Data:
--------------------------------

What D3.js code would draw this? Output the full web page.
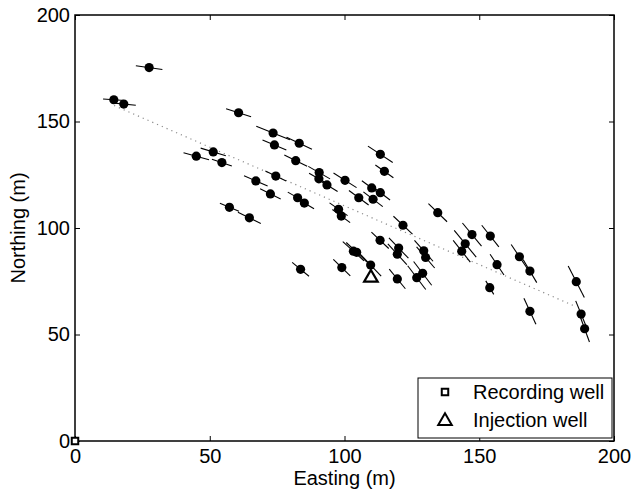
<!DOCTYPE html>
<html>
<head>
<meta charset="utf-8">
<script src="https://cdn.jsdelivr.net/npm/d3@7"></script>
<style>
  body { margin: 0; background: #fff; }
  text { font-family: "Liberation Sans", Arial, Helvetica, sans-serif; }
</style>
</head>
<body>
<div id="container"></div>
<script>
// event locations (metres)
let eastings = [27.5, 14.4, 18.1, 60.7, 45.0, 51.3, 54.5, 67.1, 73.5, 74.0,
  83.2, 81.9, 113.3, 114.8, 74.5, 90.6, 90.5, 93.5, 100.2, 110.1,
  113.3, 105.3, 110.6, 72.5, 82.6, 85.1, 64.7, 97.8, 98.8, 134.6,
  121.7, 113.2, 103.3, 104.5, 120.1, 119.6, 129.4, 130.1, 109.7, 83.7,
  99.0, 119.6, 129.0, 126.8, 147.3, 144.8, 143.5, 154.1, 156.6, 164.9,
  168.8, 153.9, 186.0, 168.8, 187.8, 189.1, 57.3];
let northings = [175.3, 160.2, 158.2, 154.1, 133.7, 135.7, 130.7, 122.1, 144.6, 139.0,
  139.8, 131.6, 134.6, 126.6, 124.4, 126.0, 123.1, 120.2, 122.4, 118.8,
  116.6, 114.2, 113.5, 116.0, 114.2, 111.7, 104.8, 108.8, 105.6, 107.2,
  101.3, 94.2, 89.1, 88.6, 90.6, 87.7, 89.3, 86.2, 82.6, 80.6,
  81.4, 76.1, 78.7, 76.7, 96.9, 92.6, 89.1, 96.2, 82.8, 86.5,
  79.8, 72.0, 74.8, 60.9, 59.6, 52.7, 109.7];
// bar orientation for each event (degrees from east, map coordinates)
let strikes = [-10, -5, -7, -22, -19, -21, -23, -29, -27, -28,
  -31, -32, -40, -42, -31, -36, -36, -38, -39, -43,
  -44, -43, -44, -32, -36, -37, -32, -42, -43, -51,
  -50, -50, -49, -50, -53, -54, -55, -56, -53, -46,
  -51, -57, -59, -59, -57, -57, -58, -58, -62, -62,
  -65, -65, -68, -70, -72, -74, -28];
// bar length for each event (metres)
let barLengths = [10, 8, 9, 10, 10, 10, 8, 10, 14, 10,
  11, 10, 12, 9, 9, 10, 9, 10, 11, 10,
  10, 10, 10, 9, 9, 9, 10, 9, 9, 11,
  11, 10, 12, 12, 12, 12, 12, 12, 13, 9,
  10, 11, 13, 13, 13, 15, 12, 12, 11, 13,
  12, 7, 16, 13, 13, 13, 8];

let trendEast = [14.5, 186];
let trendNorth = [157.5, 63];

let recordingWell = [0, 0];
let injectionWell = [109.8, 77.1];

let tickValues = [0, 50, 100, 150, 200];
let legendLabels = ["Recording well", "Injection well"];

let w = 633;
let h = 489;
let padLeft = 75, padRight = 614, padTop = 15, padBottom = 441;

let viz = d3.select("#container")
  .append("svg")
    .attr("width", w)
    .attr("height", h)
;

let xScale = d3.scaleLinear().domain([0, 200]).range([padLeft, padRight]);
let yScale = d3.scaleLinear().domain([0, 200]).range([padBottom, padTop]);

// axes, MATLAB style: ticks pointing inward on all four sides
let xAxis = d3.axisBottom(xScale).tickValues(tickValues).tickSizeInner(-5).tickSizeOuter(0).tickPadding(8);
let yAxis = d3.axisLeft(yScale).tickValues(tickValues).tickSizeInner(-5).tickSizeOuter(0).tickPadding(5);
let xAxisTop = d3.axisTop(xScale).tickValues(tickValues).tickSizeInner(-5).tickSizeOuter(0).tickFormat("");
let yAxisRight = d3.axisRight(yScale).tickValues(tickValues).tickSizeInner(-5).tickSizeOuter(0).tickFormat("");

let xAxisGroup = viz.append("g").attr("transform", "translate(0," + padBottom + ")").call(xAxis);
let yAxisGroup = viz.append("g").attr("transform", "translate(" + padLeft + ",0)").call(yAxis);
let topGroup = viz.append("g").attr("transform", "translate(0," + padTop + ")").call(xAxisTop);
let rightGroup = viz.append("g").attr("transform", "translate(" + padRight + ",0)").call(yAxisRight);

viz.selectAll(".domain").remove();
viz.selectAll(".tick line").attr("stroke", "#000").attr("stroke-width", 1);
viz.selectAll(".tick text")
  .attr("font-size", "20px")
  .attr("fill", "#000")
  .style("font-family", "'Liberation Sans', Arial, sans-serif");

viz.append("rect")
  .attr("x", padLeft)
  .attr("y", padTop)
  .attr("width", padRight - padLeft)
  .attr("height", padBottom - padTop)
  .attr("fill", "none")
  .attr("stroke", "#000")
  .attr("stroke-width", 1.5)
;

// dotted trend through the cloud
viz.append("line")
  .attr("x1", xScale(trendEast[0]))
  .attr("y1", yScale(trendNorth[0]))
  .attr("x2", xScale(trendEast[1]))
  .attr("y2", yScale(trendNorth[1]))
  .attr("stroke", "#8c8c8c")
  .attr("stroke-width", 1.2)
  .attr("stroke-dasharray", "1.2,4")
;

let events = eastings.map(function(e, i){
  return {
    "east": e,
    "north": northings[i],
    "strike": strikes[i],
    "len": barLengths[i]
  };
});

let graphgroup = viz.append("g").attr("class", "graphgroup");

function barEnd(d, sign, axis){
  let a = d.strike * Math.PI / 180;
  if(axis == "x"){
    return xScale(d.east + sign * d.len / 2 * Math.cos(a));
  }
  return yScale(d.north + sign * d.len / 2 * Math.sin(a));
}

graphgroup.selectAll(".bar").data(events).enter()
  .append("line")
    .attr("class", "bar")
    .attr("x1", function(d){ return barEnd(d, -1, "x"); })
    .attr("y1", function(d){ return barEnd(d, -1, "y"); })
    .attr("x2", function(d){ return barEnd(d, 1, "x"); })
    .attr("y2", function(d){ return barEnd(d, 1, "y"); })
    .attr("stroke", "#000")
    .attr("stroke-width", 1.1)
;

graphgroup.selectAll(".datapoint").data(events).enter()
  .append("circle")
    .attr("class", "datapoint")
    .attr("cx", function(d){ return xScale(d.east); })
    .attr("cy", function(d){ return yScale(d.north); })
    .attr("r", 4.6)
    .attr("fill", "#000")
;

// wells
let squareSym = d3.symbol().type(d3.symbolSquare).size(42);
let triangleSym = d3.symbol().type(d3.symbolTriangle).size(80);

viz.append("path")
  .attr("d", squareSym())
  .attr("transform", "translate(" + xScale(recordingWell[0]) + "," + yScale(recordingWell[1]) + ")")
  .attr("fill", "#fff")
  .attr("stroke", "#000")
  .attr("stroke-width", 2)
;
viz.append("path")
  .attr("d", triangleSym())
  .attr("transform", "translate(" + xScale(injectionWell[0]) + "," + (yScale(injectionWell[1]) + 1) + ")")
  .attr("fill", "#fff")
  .attr("stroke", "#000")
  .attr("stroke-width", 2.2)
;

// legend
let legend = viz.append("g").attr("class", "legend");
legend.append("rect")
  .attr("x", 418)
  .attr("y", 378)
  .attr("width", 194)
  .attr("height", 60)
  .attr("fill", "#fff")
  .attr("stroke", "#000")
  .attr("stroke-width", 1)
;
let legendSymbols = [squareSym, triangleSym];
legendLabels.forEach(function(label, i){
  let cy = 392 + i * 28;
  legend.append("path")
    .attr("d", legendSymbols[i]())
    .attr("transform", "translate(445," + (cy + (i == 1 ? 1 : 0)) + ")")
    .attr("fill", "#fff")
    .attr("stroke", "#000")
    .attr("stroke-width", 2);
  legend.append("text")
    .attr("x", 473)
    .attr("y", cy + 7)
    .attr("font-size", "20px")
    .attr("fill", "#000")
    .text(label);
});

// axis titles
viz.append("text")
  .attr("x", (padLeft + padRight) / 2)
  .attr("y", 485)
  .attr("text-anchor", "middle")
  .attr("font-size", "20px")
  .text("Easting (m)");

viz.append("text")
  .attr("transform", "translate(25," + ((padTop + padBottom) / 2) + ") rotate(-90)")
  .attr("text-anchor", "middle")
  .attr("font-size", "20px")
  .text("Northing (m)");
</script>
</body>
</html>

--------------------------------

Directions: Pictures stay out. Print the data exactly, from its first line through the line containing "let injectionWell = [109.8, 77.1];".

Answer to the problem:
What D3.js code would draw this? Output the full web page.
<!DOCTYPE html>
<html>
<head>
<meta charset="utf-8">
<script src="https://cdn.jsdelivr.net/npm/d3@7"></script>
<style>
  body { margin: 0; background: #fff; }
  text { font-family: "Liberation Sans", Arial, Helvetica, sans-serif; }
</style>
</head>
<body>
<div id="container"></div>
<script>
// event locations (metres)
let eastings = [27.5, 14.4, 18.1, 60.7, 45.0, 51.3, 54.5, 67.1, 73.5, 74.0,
  83.2, 81.9, 113.3, 114.8, 74.5, 90.6, 90.5, 93.5, 100.2, 110.1,
  113.3, 105.3, 110.6, 72.5, 82.6, 85.1, 64.7, 97.8, 98.8, 134.6,
  121.7, 113.2, 103.3, 104.5, 120.1, 119.6, 129.4, 130.1, 109.7, 83.7,
  99.0, 119.6, 129.0, 126.8, 147.3, 144.8, 143.5, 154.1, 156.6, 164.9,
  168.8, 153.9, 186.0, 168.8, 187.8, 189.1, 57.3];
let northings = [175.3, 160.2, 158.2, 154.1, 133.7, 135.7, 130.7, 122.1, 144.6, 139.0,
  139.8, 131.6, 134.6, 126.6, 124.4, 126.0, 123.1, 120.2, 122.4, 118.8,
  116.6, 114.2, 113.5, 116.0, 114.2, 111.7, 104.8, 108.8, 105.6, 107.2,
  101.3, 94.2, 89.1, 88.6, 90.6, 87.7, 89.3, 86.2, 82.6, 80.6,
  81.4, 76.1, 78.7, 76.7, 96.9, 92.6, 89.1, 96.2, 82.8, 86.5,
  79.8, 72.0, 74.8, 60.9, 59.6, 52.7, 109.7];
// bar orientation for each event (degrees from east, map coordinates)
let strikes = [-10, -5, -7, -22, -19, -21, -23, -29, -27, -28,
  -31, -32, -40, -42, -31, -36, -36, -38, -39, -43,
  -44, -43, -44, -32, -36, -37, -32, -42, -43, -51,
  -50, -50, -49, -50, -53, -54, -55, -56, -53, -46,
  -51, -57, -59, -59, -57, -57, -58, -58, -62, -62,
  -65, -65, -68, -70, -72, -74, -28];
// bar length for each event (metres)
let barLengths = [10, 8, 9, 10, 10, 10, 8, 10, 14, 10,
  11, 10, 12, 9, 9, 10, 9, 10, 11, 10,
  10, 10, 10, 9, 9, 9, 10, 9, 9, 11,
  11, 10, 12, 12, 12, 12, 12, 12, 13, 9,
  10, 11, 13, 13, 13, 15, 12, 12, 11, 13,
  12, 7, 16, 13, 13, 13, 8];

let trendEast = [14.5, 186];
let trendNorth = [157.5, 63];

let recordingWell = [0, 0];
let injectionWell = [109.8, 77.1];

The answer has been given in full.